▸ **What you should do**
Reproduce the listing below character for character; drop every image.

═══ Exercise data

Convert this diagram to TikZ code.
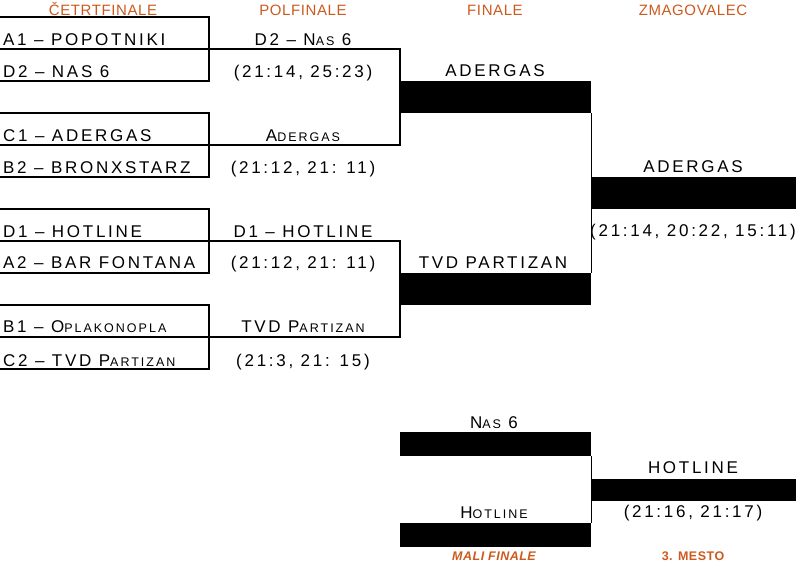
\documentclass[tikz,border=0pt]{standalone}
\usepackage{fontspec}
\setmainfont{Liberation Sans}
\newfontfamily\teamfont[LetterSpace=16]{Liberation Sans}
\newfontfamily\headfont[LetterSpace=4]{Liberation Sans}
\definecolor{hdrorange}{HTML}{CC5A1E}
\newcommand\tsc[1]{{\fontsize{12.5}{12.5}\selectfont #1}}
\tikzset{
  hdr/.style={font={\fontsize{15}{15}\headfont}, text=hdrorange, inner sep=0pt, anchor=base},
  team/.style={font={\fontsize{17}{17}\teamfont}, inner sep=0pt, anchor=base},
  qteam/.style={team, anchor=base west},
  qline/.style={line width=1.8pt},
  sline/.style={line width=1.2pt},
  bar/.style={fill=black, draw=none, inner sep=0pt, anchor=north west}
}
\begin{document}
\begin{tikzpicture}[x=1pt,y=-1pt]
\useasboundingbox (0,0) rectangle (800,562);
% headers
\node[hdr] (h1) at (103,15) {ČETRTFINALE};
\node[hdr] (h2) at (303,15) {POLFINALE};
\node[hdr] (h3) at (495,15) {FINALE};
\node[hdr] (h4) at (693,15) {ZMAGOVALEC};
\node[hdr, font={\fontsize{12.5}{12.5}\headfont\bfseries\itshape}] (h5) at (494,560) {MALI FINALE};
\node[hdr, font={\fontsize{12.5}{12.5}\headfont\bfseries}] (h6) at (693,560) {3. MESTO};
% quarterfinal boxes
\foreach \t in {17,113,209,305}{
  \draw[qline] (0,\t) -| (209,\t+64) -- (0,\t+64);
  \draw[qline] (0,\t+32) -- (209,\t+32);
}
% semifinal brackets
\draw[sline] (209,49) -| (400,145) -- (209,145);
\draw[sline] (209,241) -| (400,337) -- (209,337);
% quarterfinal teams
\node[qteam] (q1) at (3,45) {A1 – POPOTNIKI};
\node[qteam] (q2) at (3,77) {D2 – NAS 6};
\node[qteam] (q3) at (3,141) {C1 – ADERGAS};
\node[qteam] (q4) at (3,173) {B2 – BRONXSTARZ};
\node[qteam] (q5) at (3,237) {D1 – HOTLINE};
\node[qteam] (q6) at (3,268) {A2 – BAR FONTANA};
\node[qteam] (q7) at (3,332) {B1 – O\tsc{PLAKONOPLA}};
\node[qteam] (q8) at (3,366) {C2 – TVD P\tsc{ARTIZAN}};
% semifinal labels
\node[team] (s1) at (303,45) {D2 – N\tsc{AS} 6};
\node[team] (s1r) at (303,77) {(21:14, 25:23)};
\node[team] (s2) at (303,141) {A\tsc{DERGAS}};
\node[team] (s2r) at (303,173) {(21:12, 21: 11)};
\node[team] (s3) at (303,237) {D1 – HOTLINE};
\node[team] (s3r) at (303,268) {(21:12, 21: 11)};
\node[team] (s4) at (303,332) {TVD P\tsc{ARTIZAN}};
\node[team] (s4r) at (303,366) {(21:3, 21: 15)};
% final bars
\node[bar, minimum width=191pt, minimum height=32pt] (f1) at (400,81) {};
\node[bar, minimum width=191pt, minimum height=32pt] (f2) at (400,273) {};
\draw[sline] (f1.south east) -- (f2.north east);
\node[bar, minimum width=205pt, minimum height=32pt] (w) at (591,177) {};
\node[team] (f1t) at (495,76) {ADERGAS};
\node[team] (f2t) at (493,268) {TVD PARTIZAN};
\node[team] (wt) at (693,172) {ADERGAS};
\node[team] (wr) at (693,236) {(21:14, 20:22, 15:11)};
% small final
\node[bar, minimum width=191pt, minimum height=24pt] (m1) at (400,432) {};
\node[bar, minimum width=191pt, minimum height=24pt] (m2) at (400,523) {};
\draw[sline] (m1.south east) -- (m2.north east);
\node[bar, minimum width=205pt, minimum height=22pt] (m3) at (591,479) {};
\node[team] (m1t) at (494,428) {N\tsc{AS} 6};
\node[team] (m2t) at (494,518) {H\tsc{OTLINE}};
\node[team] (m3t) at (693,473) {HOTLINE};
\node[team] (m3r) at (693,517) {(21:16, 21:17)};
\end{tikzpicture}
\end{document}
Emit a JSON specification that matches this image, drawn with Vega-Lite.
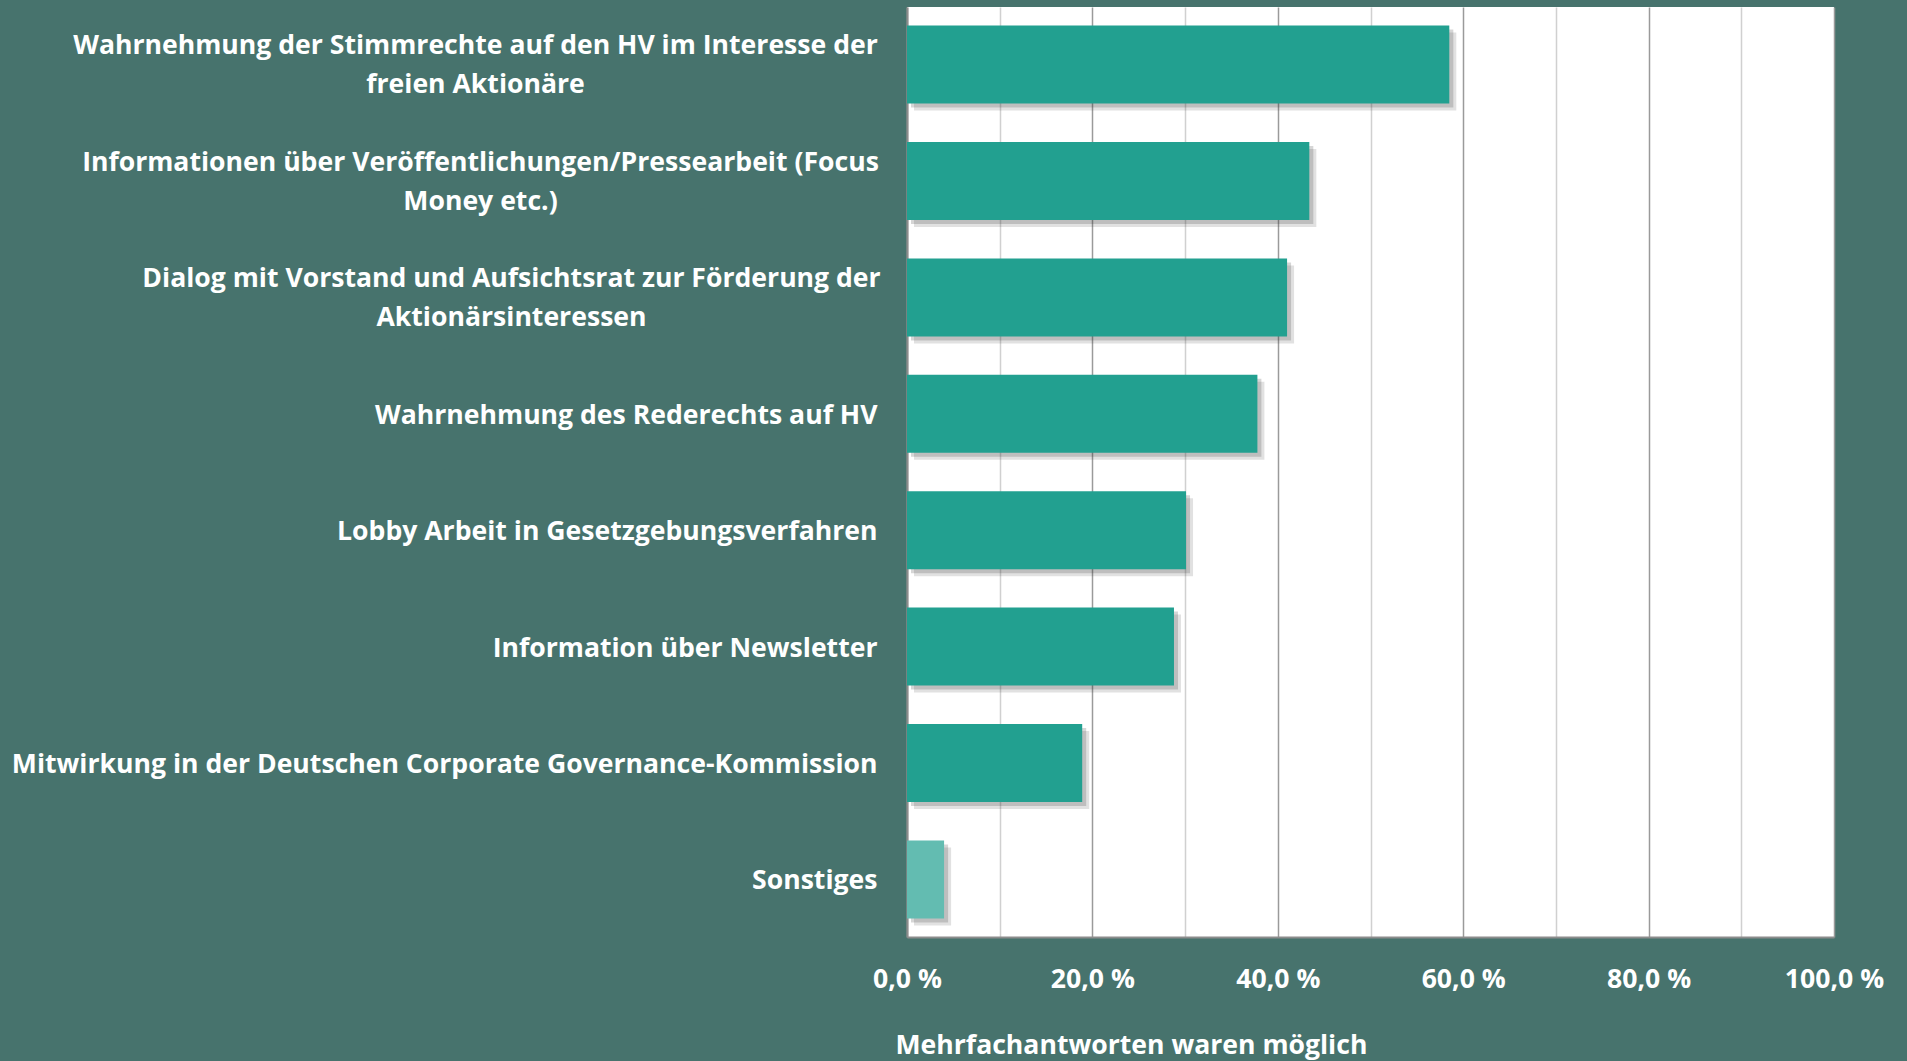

══════

▸ **Full output**
Convert this diagram to TikZ code.
\documentclass[tikz,border=0pt]{standalone}
\usepackage{fontspec}
\setmainfont{Liberation Sans}
\newfontfamily\teamfont[LetterSpace=16]{Liberation Sans}
\newfontfamily\headfont[LetterSpace=4]{Liberation Sans}
\definecolor{hdrorange}{HTML}{CC5A1E}
\newcommand\tsc[1]{{\fontsize{12.5}{12.5}\selectfont #1}}
\tikzset{
  hdr/.style={font={\fontsize{15}{15}\headfont}, text=hdrorange, inner sep=0pt, anchor=base},
  team/.style={font={\fontsize{17}{17}\teamfont}, inner sep=0pt, anchor=base},
  qteam/.style={team, anchor=base west},
  qline/.style={line width=1.8pt},
  sline/.style={line width=1.2pt},
  bar/.style={fill=black, draw=none, inner sep=0pt, anchor=north west}
}
\begin{document}
\begin{tikzpicture}[x=1pt,y=-1pt]
\useasboundingbox (0,0) rectangle (800,562);
% headers
\node[hdr] (h1) at (103,15) {ČETRTFINALE};
\node[hdr] (h2) at (303,15) {POLFINALE};
\node[hdr] (h3) at (495,15) {FINALE};
\node[hdr] (h4) at (693,15) {ZMAGOVALEC};
\node[hdr, font={\fontsize{12.5}{12.5}\headfont\bfseries\itshape}] (h5) at (494,560) {MALI FINALE};
\node[hdr, font={\fontsize{12.5}{12.5}\headfont\bfseries}] (h6) at (693,560) {3. MESTO};
% quarterfinal boxes
\foreach \t in {17,113,209,305}{
  \draw[qline] (0,\t) -| (209,\t+64) -- (0,\t+64);
  \draw[qline] (0,\t+32) -- (209,\t+32);
}
% semifinal brackets
\draw[sline] (209,49) -| (400,145) -- (209,145);
\draw[sline] (209,241) -| (400,337) -- (209,337);
% quarterfinal teams
\node[qteam] (q1) at (3,45) {A1 – POPOTNIKI};
\node[qteam] (q2) at (3,77) {D2 – NAS 6};
\node[qteam] (q3) at (3,141) {C1 – ADERGAS};
\node[qteam] (q4) at (3,173) {B2 – BRONXSTARZ};
\node[qteam] (q5) at (3,237) {D1 – HOTLINE};
\node[qteam] (q6) at (3,268) {A2 – BAR FONTANA};
\node[qteam] (q7) at (3,332) {B1 – O\tsc{PLAKONOPLA}};
\node[qteam] (q8) at (3,366) {C2 – TVD P\tsc{ARTIZAN}};
% semifinal labels
\node[team] (s1) at (303,45) {D2 – N\tsc{AS} 6};
\node[team] (s1r) at (303,77) {(21:14, 25:23)};
\node[team] (s2) at (303,141) {A\tsc{DERGAS}};
\node[team] (s2r) at (303,173) {(21:12, 21: 11)};
\node[team] (s3) at (303,237) {D1 – HOTLINE};
\node[team] (s3r) at (303,268) {(21:12, 21: 11)};
\node[team] (s4) at (303,332) {TVD P\tsc{ARTIZAN}};
\node[team] (s4r) at (303,366) {(21:3, 21: 15)};
% final bars
\node[bar, minimum width=191pt, minimum height=32pt] (f1) at (400,81) {};
\node[bar, minimum width=191pt, minimum height=32pt] (f2) at (400,273) {};
\draw[sline] (f1.south east) -- (f2.north east);
\node[bar, minimum width=205pt, minimum height=32pt] (w) at (591,177) {};
\node[team] (f1t) at (495,76) {ADERGAS};
\node[team] (f2t) at (493,268) {TVD PARTIZAN};
\node[team] (wt) at (693,172) {ADERGAS};
\node[team] (wr) at (693,236) {(21:14, 20:22, 15:11)};
% small final
\node[bar, minimum width=191pt, minimum height=24pt] (m1) at (400,432) {};
\node[bar, minimum width=191pt, minimum height=24pt] (m2) at (400,523) {};
\draw[sline] (m1.south east) -- (m2.north east);
\node[bar, minimum width=205pt, minimum height=22pt] (m3) at (591,479) {};
\node[team] (m1t) at (494,428) {N\tsc{AS} 6};
\node[team] (m2t) at (494,518) {H\tsc{OTLINE}};
\node[team] (m3t) at (693,473) {HOTLINE};
\node[team] (m3r) at (693,517) {(21:16, 21:17)};
\end{tikzpicture}
\end{document}
Emit a JSON specification that matches this image, drawn with Vega-Lite.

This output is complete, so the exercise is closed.